▶ [Requirements]: Leave out the pictures and copy everything else below exactly.

** BEGIN Data lines **

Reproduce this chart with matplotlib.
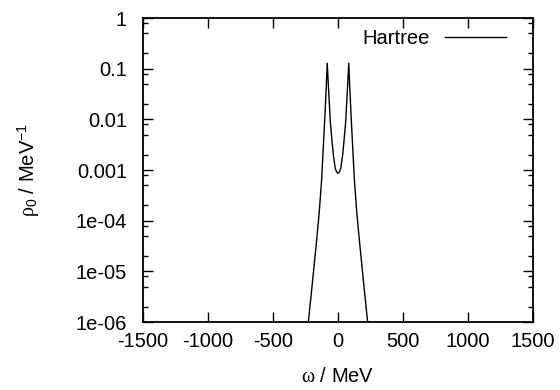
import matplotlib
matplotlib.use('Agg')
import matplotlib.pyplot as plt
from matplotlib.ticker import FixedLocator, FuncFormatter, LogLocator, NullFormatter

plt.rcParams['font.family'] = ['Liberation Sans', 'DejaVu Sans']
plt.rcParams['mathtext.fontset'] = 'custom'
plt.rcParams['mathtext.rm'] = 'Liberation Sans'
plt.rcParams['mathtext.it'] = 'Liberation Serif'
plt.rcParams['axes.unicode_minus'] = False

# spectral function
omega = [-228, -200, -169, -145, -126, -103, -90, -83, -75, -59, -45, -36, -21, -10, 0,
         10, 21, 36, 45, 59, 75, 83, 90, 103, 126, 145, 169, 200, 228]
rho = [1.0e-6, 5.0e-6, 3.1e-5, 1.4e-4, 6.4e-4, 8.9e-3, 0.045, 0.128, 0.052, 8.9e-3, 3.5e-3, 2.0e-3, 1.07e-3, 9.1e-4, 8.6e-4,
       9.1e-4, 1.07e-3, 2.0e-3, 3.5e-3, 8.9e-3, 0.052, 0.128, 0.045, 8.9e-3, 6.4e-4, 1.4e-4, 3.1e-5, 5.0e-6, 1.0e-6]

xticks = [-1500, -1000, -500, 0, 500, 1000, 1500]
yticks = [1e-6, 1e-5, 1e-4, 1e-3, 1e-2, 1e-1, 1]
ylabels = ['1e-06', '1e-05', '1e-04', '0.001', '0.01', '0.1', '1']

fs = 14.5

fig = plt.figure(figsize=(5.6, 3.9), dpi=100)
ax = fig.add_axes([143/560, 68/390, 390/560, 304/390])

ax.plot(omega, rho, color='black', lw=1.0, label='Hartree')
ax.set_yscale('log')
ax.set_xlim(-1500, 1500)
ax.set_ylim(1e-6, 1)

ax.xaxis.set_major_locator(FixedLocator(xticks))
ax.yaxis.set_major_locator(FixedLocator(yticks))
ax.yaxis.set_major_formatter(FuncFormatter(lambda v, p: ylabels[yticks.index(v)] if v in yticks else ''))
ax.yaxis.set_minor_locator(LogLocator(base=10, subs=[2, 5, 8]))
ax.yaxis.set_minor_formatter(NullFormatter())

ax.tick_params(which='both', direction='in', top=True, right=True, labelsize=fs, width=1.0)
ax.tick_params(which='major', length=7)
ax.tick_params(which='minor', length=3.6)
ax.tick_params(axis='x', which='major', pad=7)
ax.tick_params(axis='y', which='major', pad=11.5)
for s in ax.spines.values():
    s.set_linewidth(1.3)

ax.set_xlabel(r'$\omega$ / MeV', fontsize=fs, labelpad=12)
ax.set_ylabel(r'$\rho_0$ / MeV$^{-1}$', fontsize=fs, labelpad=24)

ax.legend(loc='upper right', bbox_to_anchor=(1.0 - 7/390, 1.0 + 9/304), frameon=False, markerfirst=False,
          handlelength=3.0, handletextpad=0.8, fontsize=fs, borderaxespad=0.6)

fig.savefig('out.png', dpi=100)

** END Data lines **

▶ [Expected answer]:
Reproduce this chart with matplotlib.
import matplotlib
matplotlib.use('Agg')
import matplotlib.pyplot as plt
from matplotlib.ticker import FixedLocator, FuncFormatter, LogLocator, NullFormatter

plt.rcParams['font.family'] = ['Liberation Sans', 'DejaVu Sans']
plt.rcParams['mathtext.fontset'] = 'custom'
plt.rcParams['mathtext.rm'] = 'Liberation Sans'
plt.rcParams['mathtext.it'] = 'Liberation Serif'
plt.rcParams['axes.unicode_minus'] = False

# spectral function
omega = [-228, -200, -169, -145, -126, -103, -90, -83, -75, -59, -45, -36, -21, -10, 0,
         10, 21, 36, 45, 59, 75, 83, 90, 103, 126, 145, 169, 200, 228]
rho = [1.0e-6, 5.0e-6, 3.1e-5, 1.4e-4, 6.4e-4, 8.9e-3, 0.045, 0.128, 0.052, 8.9e-3, 3.5e-3, 2.0e-3, 1.07e-3, 9.1e-4, 8.6e-4,
       9.1e-4, 1.07e-3, 2.0e-3, 3.5e-3, 8.9e-3, 0.052, 0.128, 0.045, 8.9e-3, 6.4e-4, 1.4e-4, 3.1e-5, 5.0e-6, 1.0e-6]

xticks = [-1500, -1000, -500, 0, 500, 1000, 1500]
yticks = [1e-6, 1e-5, 1e-4, 1e-3, 1e-2, 1e-1, 1]
ylabels = ['1e-06', '1e-05', '1e-04', '0.001', '0.01', '0.1', '1']

fs = 14.5

fig = plt.figure(figsize=(5.6, 3.9), dpi=100)
ax = fig.add_axes([143/560, 68/390, 390/560, 304/390])

ax.plot(omega, rho, color='black', lw=1.0, label='Hartree')
ax.set_yscale('log')
ax.set_xlim(-1500, 1500)
ax.set_ylim(1e-6, 1)

ax.xaxis.set_major_locator(FixedLocator(xticks))
ax.yaxis.set_major_locator(FixedLocator(yticks))
ax.yaxis.set_major_formatter(FuncFormatter(lambda v, p: ylabels[yticks.index(v)] if v in yticks else ''))
ax.yaxis.set_minor_locator(LogLocator(base=10, subs=[2, 5, 8]))
ax.yaxis.set_minor_formatter(NullFormatter())

ax.tick_params(which='both', direction='in', top=True, right=True, labelsize=fs, width=1.0)
ax.tick_params(which='major', length=7)
ax.tick_params(which='minor', length=3.6)
ax.tick_params(axis='x', which='major', pad=7)
ax.tick_params(axis='y', which='major', pad=11.5)
for s in ax.spines.values():
    s.set_linewidth(1.3)

ax.set_xlabel(r'$\omega$ / MeV', fontsize=fs, labelpad=12)
ax.set_ylabel(r'$\rho_0$ / MeV$^{-1}$', fontsize=fs, labelpad=24)

ax.legend(loc='upper right', bbox_to_anchor=(1.0 - 7/390, 1.0 + 9/304), frameon=False, markerfirst=False,
          handlelength=3.0, handletextpad=0.8, fontsize=fs, borderaxespad=0.6)

fig.savefig('out.png', dpi=100)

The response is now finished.